His film work includes I Can't... I Can't (1969), cult classic The Blood on Satan's Claw (1970), the cinema version of Quatermass (1980), Summer Story (1988), The Fiendish Plot of Dr. Fu Manchu (1981), Peter Sellars last movie, and Venom (1982). That year he also directed Ticket of Leave Man at the National Theatre.

Later television work included Mrs Reinhardt (1986), a number of US TV Specials with stars such as Liza Minelli, Cheryl Ladd and Judge Reinholdt, the Gerry Anderson science-fiction series Space Precinct (1994) and various one-off TV dramas such as Eskimo Day (1996) Cold Enough For Snow (1997) and The Hunt (2001). The Canadian prairies-set Conquest (1998) was his last feature film. He directed Academy Award winners, Vanessa Redgrave and Maximilian Schell in the 2006 mini-series, The Shell Seekers.
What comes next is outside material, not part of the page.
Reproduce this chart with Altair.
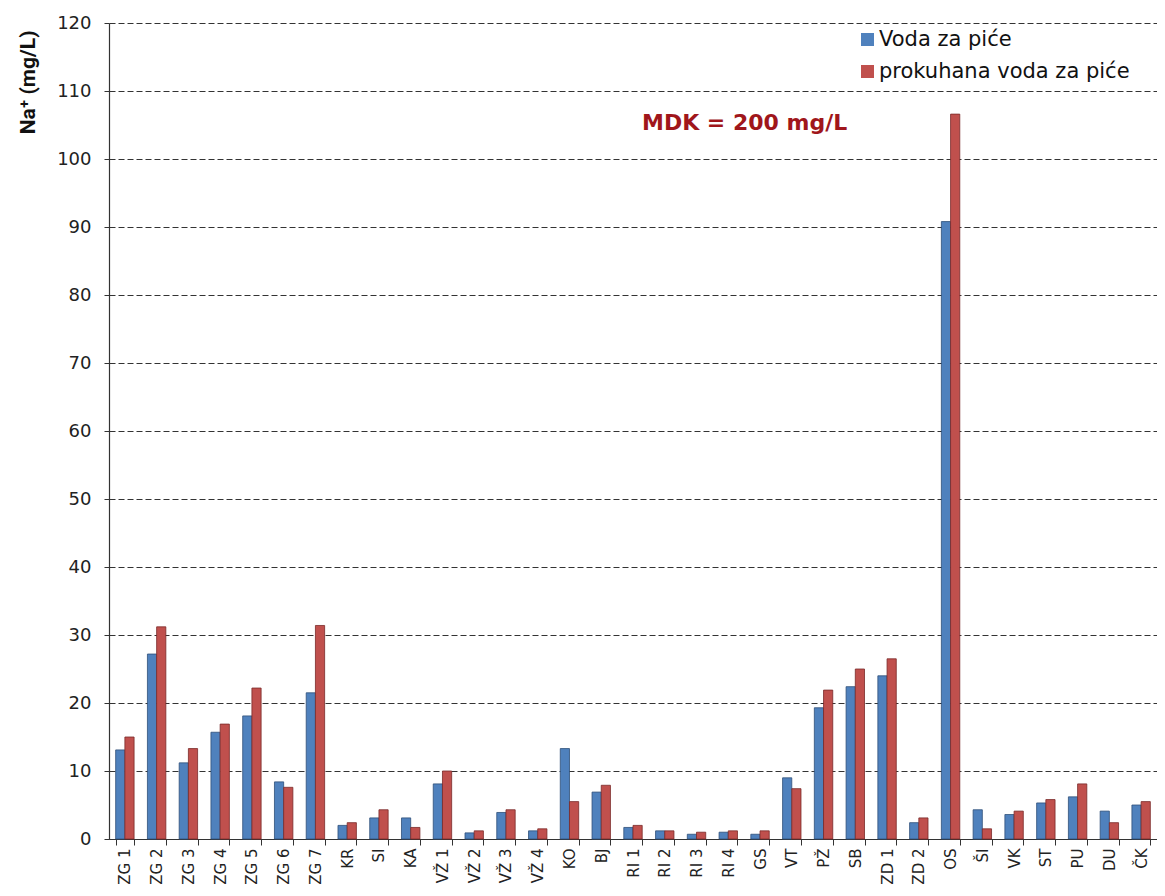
import altair as alt
import pandas as pd

categories = ["ZG 1", "ZG 2", "ZG 3", "ZG 4", "ZG 5", "ZG 6", "ZG 7", "KR", "SI", "KA",
              "VŽ 1", "VŽ 2", "VŽ 3", "VŽ 4", "KO", "BJ", "RI 1", "RI 2", "RI 3", "RI 4",
              "GS", "VT", "PŽ", "SB", "ZD 1", "ZD 2", "OS", "ŠI", "VK", "ST", "PU", "DU", "ČK"]
voda = [13.1, 27.2, 11.2, 15.7, 18.1, 8.4, 21.5, 2.0, 3.1, 3.1,
        8.1, 0.9, 3.9, 1.2, 13.3, 6.9, 1.7, 1.2, 0.7, 1.0,
        0.7, 9.0, 19.3, 22.4, 24.0, 2.4, 90.8, 4.3, 3.6, 5.3, 6.2, 4.1, 5.0]
prokuhana = [15.0, 31.2, 13.3, 16.9, 22.2, 7.6, 31.4, 2.4, 4.3, 1.7,
             10.0, 1.2, 4.3, 1.5, 5.5, 7.9, 2.0, 1.2, 1.0, 1.2,
             1.2, 7.4, 21.9, 25.0, 26.5, 3.1, 106.6, 1.5, 4.1, 5.8, 8.1, 2.4, 5.5]
series = ["Voda za piće", "prokuhana voda za piće"]
fill_colors = ["#4F81BD", "#C0504D"]
stroke_colors = ["#2F4F78", "#7A2A28"]
y_ticks = list(range(0, 121, 10))

rows = []
for c, a, b in zip(categories, voda, prokuhana):
    rows.append({"kat": c, "serija": series[0], "val": a})
    rows.append({"kat": c, "serija": series[1], "val": b})
df = pd.DataFrame(rows)

note = pd.DataFrame({"kat": ["RI 1"], "val": [105.3], "txt": ["MDK = 200 mg/L"]})

x_enc = alt.X("kat:N", sort=categories,
              scale=alt.Scale(paddingInner=0.42, paddingOuter=0.21),
              axis=alt.Axis(title=None, labelAngle=-90, labelFont="DejaVu Sans",
                            labelFontSize=15, labelColor="#222222", tickBand="extent",
                            tickSize=6, tickColor="#333333", domainColor="#333333",
                            labelPadding=3, grid=False))

bars = alt.Chart(df).mark_bar(strokeWidth=0.8).encode(
    x=x_enc,
    xOffset=alt.XOffset("serija:N", sort=series, scale=alt.Scale(domain=series)),
    y=alt.Y("val:Q", scale=alt.Scale(domain=[0, 120], nice=False),
            axis=alt.Axis(values=y_ticks, title="Na⁺ (mg/L)", titleFont="Roboto",
                          titleFontWeight="bold", titleFontSize=21, titleColor="#111111",
                          titlePadding=18, titleAnchor="end", titleY=7,
                          labelFont="DejaVu Sans", labelFontSize=18,
                          labelColor="#222222", labelPadding=13, tickSize=5,
                          tickColor="#333333", domainColor="#333333",
                          gridDash=[6, 3], gridColor="#333333", gridWidth=1)),
    color=alt.Color("serija:N", sort=series,
                    scale=alt.Scale(domain=series, range=fill_colors),
                    legend=alt.Legend(title=None, orient="none", legendX=748, legendY=6,
                                      symbolType="square", symbolSize=169,
                                      symbolStrokeWidth=0, labelFont="DejaVu Sans",
                                      labelFontSize=21, labelColor="#111111",
                                      labelOffset=1, labelLimit=0, rowPadding=10,
                                      padding=0)),
    stroke=alt.Stroke("serija:N", sort=series,
                      scale=alt.Scale(domain=series, range=stroke_colors), legend=None),
)

text = alt.Chart(note).mark_text(align="left", baseline="middle", dx=9,
                                 font="DejaVu Sans", fontWeight="bold", fontSize=22,
                                 color="#A0161B").encode(
    x=alt.X("kat:N", sort=categories),
    y=alt.Y("val:Q"),
    text="txt:N",
)

chart = alt.layer(bars, text).properties(
    width=1048, height=816,
    padding={"left": 9, "top": 6, "right": 0, "bottom": 0},
).configure_view(stroke=None).configure_axis(domainWidth=1.2)

chart.save("out.html", embed_options={"renderer": "svg", "actions": False})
Haggard has also had a 40 year parallel career campaigning for directors’ rights. He was President of The Association of Directors and Producers in 1976; he founded and was first Chairman of the Directors Guild of Great Britain (DGGB,) formed in 1982 at a meeting of over a hundred film, theatre and television directors, many of them world famous, at Ronnie Scott's Club in London. He started the Directors’ and Producers’ Rights Society (DPRS, 1987), serving on its board for 20 years, until it transmuted in 2007 into Directors UK, which he still serves as a Board Member. He was also Vice President and Chairman of FERA, the Association of European film directors from 2010 - 2013.

Haggard was appointed Officer of the Order of the British Empire (OBE) in the 2016 New Year Honours for services to film, television, and theatre.[2]